Jointly sponsored by the Toronto Board of Trade, the January 28 event marks the Commissioner’s second annual Privacy by Design Challenge, marking International Data Privacy Day. To demonstrate the practical applications of Privacy by Design, this year’s conference focuses on the implementation of new technologies, business practices, and networked infrastructures, and how they can deliver on the promise of PbD in a solid, tangible manner.

Privacy experts will share their insights regarding a wide range of practices, including:

  • latest developments in privacy-protective video surveillance;
  • use of state-of-the-art encryption to protect personal information on mobile devices; and
  • impact of ubiquitous computing on home healthcare.
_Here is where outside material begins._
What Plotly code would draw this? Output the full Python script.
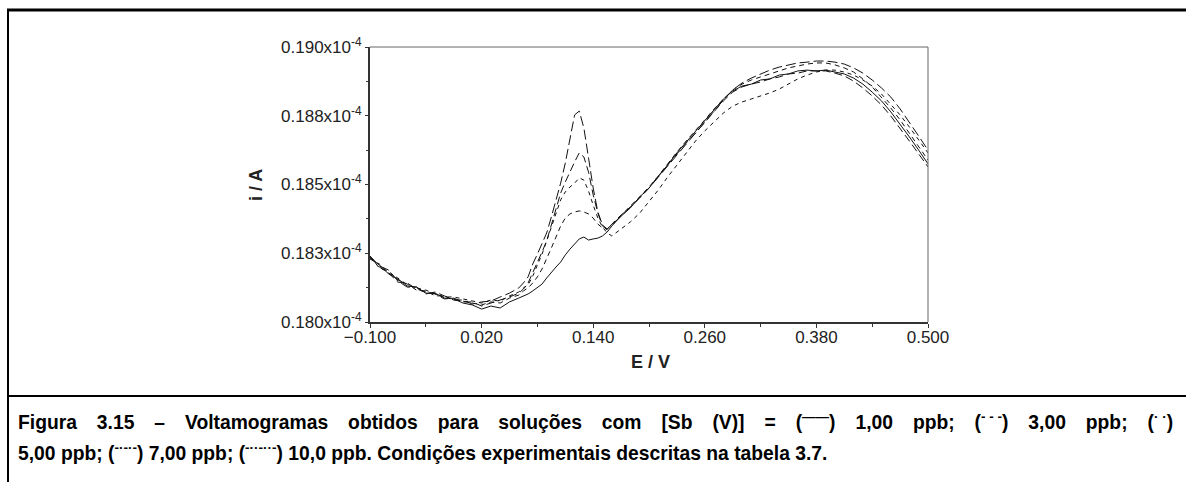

Headlining the list of distinguished speakers are two leaders who will set the stage for future applications of Privacy by Design – Dr. Kai Rannenberg, T-Mobile Chair for Mobile Business and Multilateral Security at Goethe University, Frankfurt, Germany, who will speak on Privacy by Design in Mobile Applications and Location-Based Services, and N. Arthur Smith, Founder and CEO of GS1 Canada, part of a major international supply chain standards organization, who will share his insights on Managing Privacy in the Evolution of the Internet of Things.